Отвергая политические ориентиры советского руководства времен хрущевской «оттепели», Поляков считал, что новые правители СССР, пришедшие на смену Вождю, незаслуженно попирают и предают забвению идеалы сталинской эпохи.

Были и другие, более тривиальные причины, побудившие подполковника, а со временем — генерал-лейтенанта, верно служить сначала американской контрразведке, ФБР, а затем Центральному разведывательному управлению.

Меркантилизм, неуемная жажда денег все двадцать два года, что он работал на американцев, подпитывали его рвение на шпионском поприще. К этому добавлялись обида и зависть, которые ядовитыми червями буравили ему душу. Обида на то, что его «выдающиеся способности» не замечают и по достоинству не оценивают. Зависть по отношению к «незаслуженно» продвинутым начальством и осыпанным наградами коллегам.

Однако самым главным побудительным мотивом, толкнувшим Дмитрия Полякова в объятия американских вербовщиков, была месть. Месть за погибшего младенца-сына.

В 1961 году, когда Поляков начал работать в нью-йоркской резидентуре ГРУ, в Соединенных Штатах свирепствовала эпидемия гриппа. Ребенок простудился, получил осложнение на сердце, спасти его могла только срочная операция. Поляков попросил руководство резидентуры оказать материальную помощь, чтобы прооперировать сына в дорогой нью-йоркской клинике, но ГРУ ответило отказом, и младенец умер.

Этим не преминули воспользоваться американские «охотники за скальпами» — вербовщики ФБР, ищущие потенциальных изменников из числа сотрудников КГБ и ГРУ. Буквально на следующий день после смерти ребенка они сделали обезумевшему от несправедливости судьбы разведчику предложение о сотрудничестве. Поляков принял его безоговорочно.
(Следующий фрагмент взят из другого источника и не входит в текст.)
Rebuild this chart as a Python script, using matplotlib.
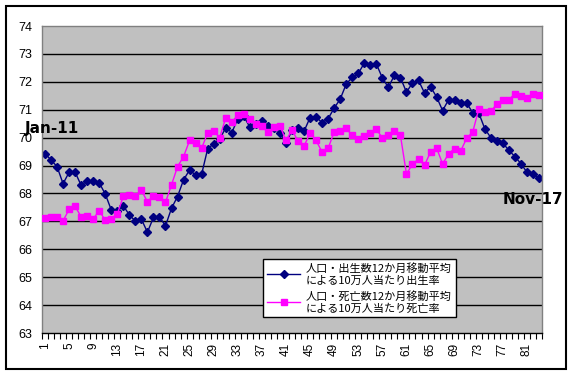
import matplotlib
matplotlib.use("Agg")
import matplotlib.pyplot as plt
from matplotlib.patches import Rectangle
import numpy as np

months = list(range(1, 84))
birth_rate = [
    69.43, 69.20, 68.96, 68.35, 68.76, 68.76, 68.29, 68.46, 68.44, 68.38,
    67.98, 67.41, 67.38, 67.56, 67.23, 67.01, 67.08, 66.61, 67.14, 67.16,
    66.84, 67.47, 67.89, 68.49, 68.84, 68.66, 68.69, 69.60, 69.78, 69.94,
    70.36, 70.18, 70.67, 70.76, 70.38, 70.50, 70.61, 70.42, 70.35, 70.18,
    69.79, 70.26, 70.36, 70.23, 70.72, 70.75, 70.53, 70.68, 71.06, 71.38,
    71.92, 72.16, 72.30, 72.67, 72.61, 72.64, 72.14, 71.80, 72.24, 72.15,
    71.63, 71.96, 72.05, 71.60, 71.82, 71.46, 70.97, 71.36, 71.36, 71.23,
    71.24, 70.89, 70.89, 70.32, 70.00, 69.87, 69.80, 69.55, 69.32, 69.07,
    68.76, 68.68, 68.54]
death_rate = [
    67.13, 67.16, 67.16, 67.02, 67.43, 67.54, 67.16, 67.20, 67.09, 67.38,
    67.04, 67.10, 67.26, 67.90, 67.94, 67.90, 68.12, 67.70, 67.91, 67.89,
    67.68, 68.31, 68.96, 69.32, 69.90, 69.80, 69.62, 70.17, 70.23, 70.00,
    70.71, 70.56, 70.80, 70.86, 70.67, 70.50, 70.40, 70.20, 70.37, 70.42,
    69.90, 70.27, 69.88, 69.70, 70.16, 69.90, 69.48, 69.62, 70.20, 70.24,
    70.33, 70.08, 69.94, 70.05, 70.16, 70.30, 69.99, 70.10, 70.24, 70.08,
    68.70, 69.05, 69.23, 69.01, 69.49, 69.63, 69.06, 69.42, 69.61, 69.52,
    69.98, 70.20, 71.02, 70.92, 70.94, 71.20, 71.35, 71.35, 71.58, 71.49,
    71.42, 71.58, 71.52]
xtick_labels = [str(v) for v in range(1, 84, 4)]
y_ticks = list(range(63, 75))
label_birth = "人口・出生数12か月移動平均\nによる10万人当たり出生率"
label_death = "人口・死亡数12か月移動平均\nによる10万人当たり死亡率"

W, H = 574, 376
fig = plt.figure(figsize=(W / 100, H / 100), dpi=100)
fig.patch.set_facecolor("white")

ax = fig.add_axes([42 / W, (H - 333) / H, 500 / W, 307 / H])
ax.set_facecolor("#C0C0C0")
for s in ax.spines.values():
    s.set_color("#808080")
    s.set_linewidth(1.0)
ax.spines["bottom"].set_color("black")

ax.set_ylim(63, 74)
ax.set_xlim(0.5, 83.5)
ax.set_yticks(y_ticks)
ax.set_yticklabels([str(v) for v in y_ticks], fontsize=9, family="Liberation Sans")
ax.tick_params(axis="y", length=0, pad=7)
for v in y_ticks[1:-1]:
    ax.axhline(v, color="black", linewidth=1.0, zorder=1)

# tick marks at category boundaries, labels centered
ax.set_xticks(np.arange(0.5, 84, 1.0))
ax.set_xticklabels([])
ax.tick_params(axis="x", which="major", length=4, direction="out", color="black", width=0.8)
ax.set_xticks(list(range(1, 84, 4)), minor=True)
ax.set_xticklabels(xtick_labels, minor=True, rotation=90, fontsize=8.5, family="Liberation Sans")
ax.tick_params(axis="x", which="minor", length=0, pad=7)

ax.plot(months, birth_rate, color="#000080", linewidth=1.0, marker="D", markersize=4.5,
        markeredgecolor="#000080", markerfacecolor="#000080", zorder=2, label=label_birth)
ax.plot(months, death_rate, color="#FF00FF", linewidth=1.0, marker="s", markersize=4.6,
        markeredgecolor="#FF00FF", markerfacecolor="#FF00FF", zorder=3, label=label_death)

leg = ax.legend(loc="upper left", bbox_to_anchor=((263 - 42) / 500, (333 - 259) / 307),
                frameon=True, fancybox=False, framealpha=1, edgecolor="black",
                prop={"family": ["Noto Sans CJK JP", "DejaVu Sans"], "size": 8},
                borderpad=0.35, labelspacing=0.45, handlelength=3.0, handletextpad=0.5,
                borderaxespad=0)
leg.get_frame().set_linewidth(1.0)
leg.set_zorder(5)

fig.text(25 / W, 1 - 128 / H, "Jan-11", fontsize=11, fontweight="bold",
         family="DejaVu Sans", va="center", ha="left")
fig.text(503 / W, 1 - 200 / H, "Nov-17", fontsize=11, fontweight="bold",
         family="DejaVu Sans", va="center", ha="left")

fig.patches.append(Rectangle((6 / W, (H - 369) / H), 560 / W, 363 / H,
                             transform=fig.transFigure, fill=False,
                             edgecolor="black", linewidth=1.5))

fig.savefig("out.png", dpi=100)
За время, которое «Топхэт» (оперативный псевдоним Полякова, присвоенный американцами) состоял на службе у ЦРУ, СССР понес ущерб в десятки миллионов долларов. Питомцы Аллена Даллеса обоснованно считали Полякова своим самым продуктивным источником. В недрах ЦРУ для анализа материалов, поступавших от Полякова, даже было создано специальное подразделение, едва успевавшее их обрабатывать.

Топхэт передал ЦРУ более ста засекреченных выпусков журнала «Военная мысль», в которых излагались стратегия, тактика и планы Верховного командования СССР. Он добыл и переправил за океан тысячи страниц документов, в которых были даны технические характеристики самого секретного советского оружия.

Работая в резидентурах ГРУ в Бирме, Индии, в Центральном аппарате Генштаба, в Военно-дипломатической академии советских Вооруженных Сил, «крот» раскрыл своим американским хозяевам принадлежность к внешней и военной разведке около 1500 советских офицеров и около двухсот агентов из числа иностранных граждан.